Context (4H | Pre-London | 16 Oct)
Dollar Index is testing a 50% Fibonacci discount zone after an overnight -2 deviation.
Volume remains light, but buyers stepped in near the 98.2 region, defending short-term structure.
Big picture still leans bearish
Technical Map
• Structure: Consolidation within broader bearish context — 4H recovery attempts forming.
• Key Level: 98.2 acting as short-term decision point; deviation off 50% Fib zone.
• Momentum: −2 deviation within 4H range — early shift toward mean reversion.
• Volume: Heavy order flow support beneath 98.0; thin liquidity overhead until 98.6.

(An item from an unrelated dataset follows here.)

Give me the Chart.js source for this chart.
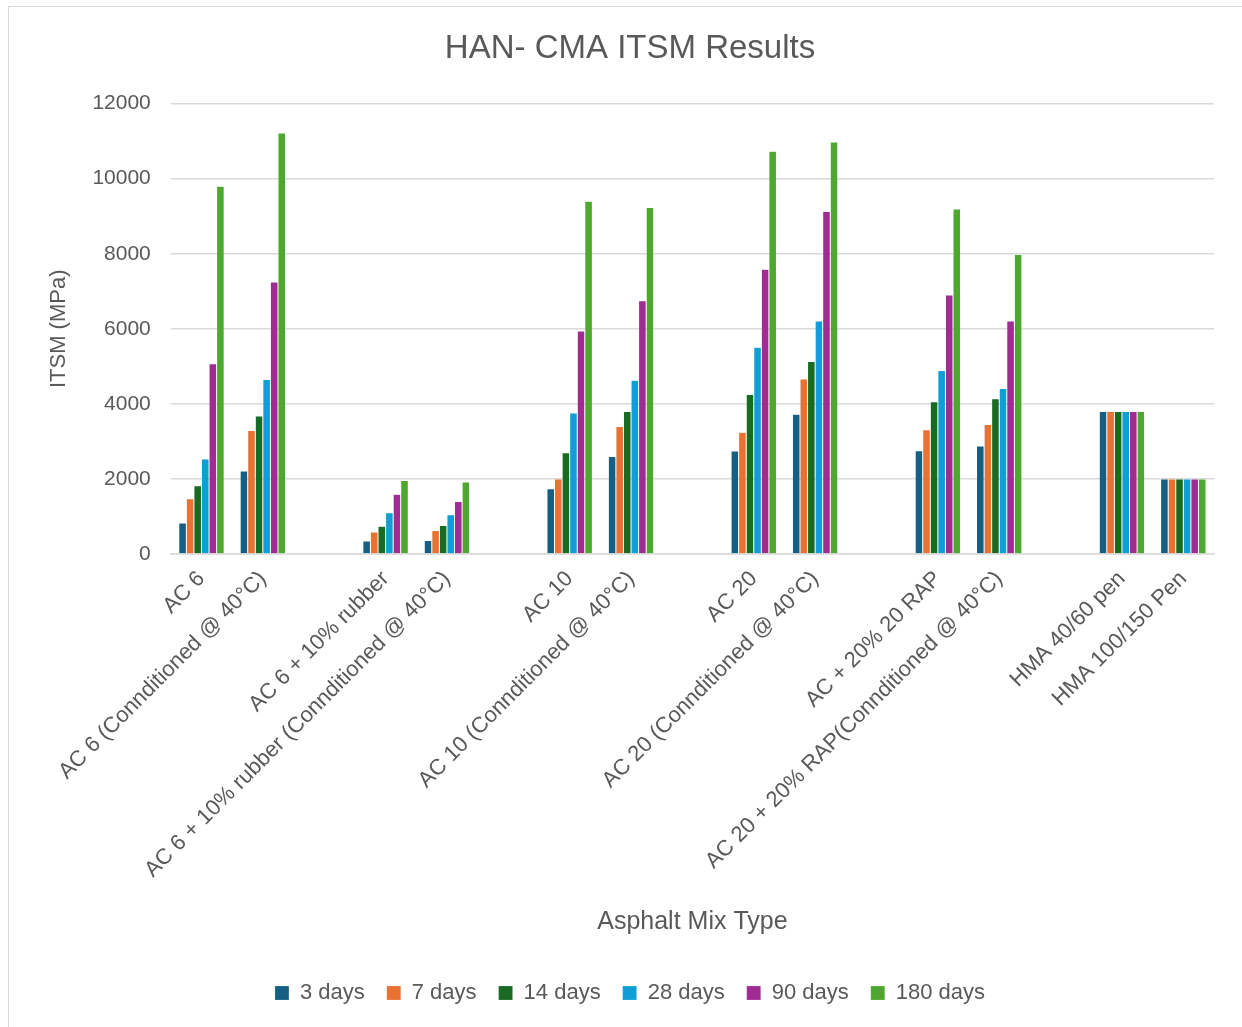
<!DOCTYPE html>
<html>
<head>
<meta charset="utf-8">
<title>HAN- CMA ITSM Results</title>
<script src="https://cdn.jsdelivr.net/npm/chart.js@4.4.1/dist/chart.umd.min.js"></script>
<style>
    html, body { margin: 0; padding: 0; background: #ffffff; overflow: hidden; }
    #wrap { position: relative; width: 1242px; height: 1027px; }
    #frame { position: absolute; left: 8px; top: 6px; width: 1300px; height: 1100px; border: 1.5px solid #D9D9D9; box-sizing: border-box; pointer-events: none; }
    canvas { position: absolute; left: 0; top: 0; }
</style>
</head>
<body>
<div id="wrap">
    <canvas id="itsmChart" width="1242" height="1027"></canvas>
    <div id="frame"></div>
</div>
<script>
// mix types, blank entries keep the gap between each pair
const mixTypes = [
    "AC 6", "AC 6 (Connditioned @ 40°C)", "",
    "AC 6 + 10% rubber", "AC 6 + 10% rubber (Connditioned @ 40°C)", "",
    "AC 10", "AC 10 (Connditioned @ 40°C)", "",
    "AC 20", "AC 20 (Connditioned @ 40°C)", "",
    "AC + 20% 20 RAP", "AC 20 + 20% RAP(Connditioned @ 40°C)", "",
    "HMA 40/60 pen", "HMA 100/150 Pen"
];

const days3   = [830, 2210, null, 350, 360, null, 1740, 2600, null, 2745, 3725, null, 2750, 2880, null, 3800, 2000];
const days7   = [1470, 3290, null, 590, 630, null, 2000, 3400, null, 3245, 4660, null, 3310, 3450, null, 3800, 2000];
const days14  = [1818, 3680, null, 740, 760, null, 2700, 3800, null, 4250, 5130, null, 4060, 4140, null, 3800, 2000];
const days28  = [2530, 4650, null, 1100, 1045, null, 3760, 4630, null, 5510, 6210, null, 4890, 4410, null, 3800, 2000];
const days90  = [5070, 7245, null, 1590, 1400, null, 5940, 6750, null, 7590, 9125, null, 6900, 6210, null, 3800, 2000];
const days180 = [9800, 11220, null, 1960, 1920, null, 9400, 9230, null, 10730, 10980, null, 9190, 7980, null, 3800, 2000];

const yTicks = [0, 2000, 4000, 6000, 8000, 10000, 12000];

const textColor = "#595959";
const gridColor = "#D9D9D9";

Chart.defaults.font.family = "'Liberation Sans', Arial, sans-serif";
Chart.defaults.color = textColor;

function serie(label, values, color) {
    return {
        label: label,
        data: values,
        backgroundColor: color,
        borderColor: "rgba(255,255,255,0.35)",
        borderWidth: 0.5,
        categoryPercentage: 0.74,
        barPercentage: 1.0
    };
}

const ctx = document.getElementById("itsmChart");

new Chart(ctx, {
    type: 'bar',
    data: {
        labels: mixTypes,
        datasets: [
            serie("3 days", days3, "#156082"),
            serie("7 days", days7, "#E97132"),
            serie("14 days", days14, "#196B24"),
            serie("28 days", days28, "#0F9ED5"),
            serie("90 days", days90, "#A02B93"),
            serie("180 days", days180, "#4EA72E")
        ]
    },
    options: {
        responsive: false,
        animation: false,
        layout: { padding: { top: 29, right: 28, left: 46, bottom: 13 } },
        plugins: {
            title: {
                display: true,
                text: "HAN- CMA ITSM Results",
                color: textColor,
                font: { size: 33, weight: 'normal' },
                padding: { top: 0, bottom: 35 }
            },
            legend: {
                position: 'bottom',
                labels: {
                    boxWidth: 14,
                    boxHeight: 14,
                    padding: 22,
                    color: textColor,
                    font: { size: 22 }
                }
            },
            tooltip: { enabled: false }
        },
        scales: {
            x: {
                grid: { display: false },
                border: { color: gridColor, width: 1.5 },
                ticks: {
                    autoSkip: false,
                    minRotation: 45,
                    maxRotation: 45,
                    padding: 4,
                    color: textColor,
                    font: { size: 22 }
                },
                title: {
                    display: true,
                    text: "Asphalt Mix Type",
                    color: textColor,
                    font: { size: 25 },
                    padding: { top: 20, bottom: 23 }
                }
            },
            y: {
                min: 0,
                max: 12000,
                afterBuildTicks: function(axis) {
                    axis.ticks = yTicks.map(function(v) { return { value: v }; });
                },
                grid: { color: gridColor, lineWidth: 1.5, drawTicks: false },
                border: { display: false },
                ticks: {
                    padding: 20,
                    color: textColor,
                    font: { size: 21 },
                    callback: function(value) { return String(value); }
                },
                title: {
                    display: true,
                    text: "ITSM (MPa)",
                    color: textColor,
                    font: { size: 22 },
                    padding: { top: 0, bottom: 0 }
                }
            }
        }
    }
});
</script>
</body>
</html>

Structure overall remains bearish, but short-term momentum favors a corrective bid from the Fibonacci discount zone.
Fundamental Pulse
The Fed minutes gave us a small dip in yields, but the Dollar didn’t flinch — it’s still holding firm.
Sticky inflation keeps the Fed cautious, reinforcing that “higher-for-longer” tone.
Now all eyes turn to today’s CPI at 15:30 EET — the real test for rate expectations.
For now, rates steady, risk tone calm, traders waiting for direction.
Plan (If/Then)
If DXY pushes above 98.6, expect momentum toward the 99.0 zone.
Break below 98.05 reopens path toward 97.6–97.4 support band.
R:R potential ≈ 1 : 3 — solid setup if volatility expands post-CPI.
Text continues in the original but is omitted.